— begin Data rows —
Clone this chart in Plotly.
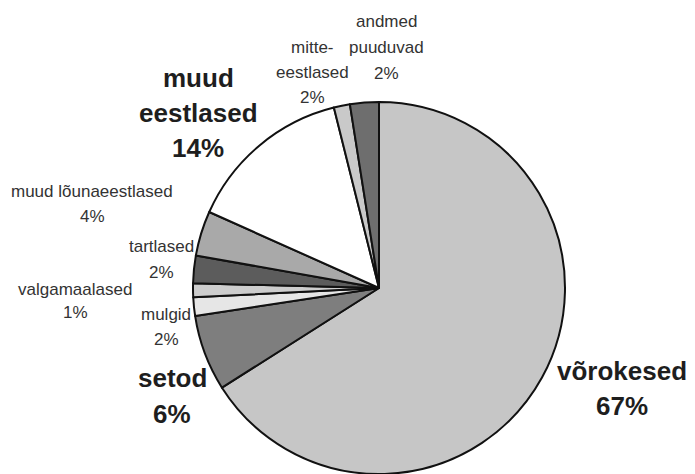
import plotly.graph_objects as go

# ---- data ----
categories = ["võrokesed", "setod", "mulgid", "valgamaalased", "tartlased",
              "muud lõunaeestlased", "muud eestlased", "mitte-eestlased", "andmed puuduvad"]
values = [66.0, 6.6, 1.6, 1.2, 2.4, 3.9, 14.4, 1.4, 2.5]
label_lines = [
    ["võrokesed", "67%"],
    ["setod", "6%"],
    ["mulgid", "2%"],
    ["valgamaalased", "1%"],
    ["tartlased", "2%"],
    ["muud lõunaeestlased", "4%"],
    ["muud", "eestlased", "14%"],
    ["mitte-", "eestlased", "2%"],
    ["andmed", "puuduvad", "2%"],
]

# ---- styles / layout ----
W, H = 695, 474
colors = ["#c6c6c6", "#7e7e7e", "#e6e6e6", "#cdcdcd", "#5c5c5c",
          "#a9a9a9", "#ffffff", "#c9c9c9", "#6e6e6e"]
bold = [True, True, False, False, False, False, True, False, False]
# (center x px, first line center y px, line spacing px)
label_pos = [
    (622, 371, 35),
    (172, 378, 36),
    (166, 314, 25),
    (75, 289, 23),
    (161, 247, 25),
    (92, 192, 24),
    (198, 78, 35),
    (312, 47, 25),
    (386, 21, 26),
]

cx, cy, r = 379, 288, 186
fig = go.Figure(go.Pie(
    labels=categories, values=values, sort=False, direction="clockwise", rotation=0,
    marker=dict(colors=colors, line=dict(color="#111111", width=2)),
    textinfo="none", hoverinfo="label+percent", showlegend=False,
    domain=dict(x=[(cx - r) / W, (cx + r) / W], y=[1 - (cy + r) / H, 1 - (cy - r) / H]),
))

anns = []
for lines, (lx, ly, sp), b in zip(label_lines, label_pos, bold):
    fs = 26 if b else 17
    for i, t in enumerate(lines):
        anns.append(dict(
            text=f"<b>{t}</b>" if b else t,
            x=lx / W, y=1 - (ly + i * sp) / H, xref="paper", yref="paper",
            xanchor="center", yanchor="middle", showarrow=False,
            font=dict(family="Arial, Liberation Sans, sans-serif", size=fs,
                      color="#1e1e1e" if b else "#333333"),
        ))

fig.update_layout(
    width=W, height=H, margin=dict(l=0, r=0, t=0, b=0),
    paper_bgcolor="white", plot_bgcolor="white", annotations=anns,
)
fig.write_html("out.html")
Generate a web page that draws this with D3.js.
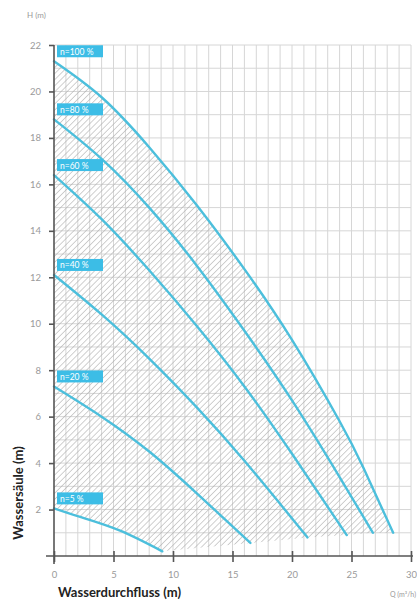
— end Data rows —
Problem to work on: From the opening line of the listing above through the line bearing "import plotly.graph_objects as go", repeat each line exactly. Drop every picture.

Exercise result:
Clone this chart in Plotly.
import plotly.graph_objects as go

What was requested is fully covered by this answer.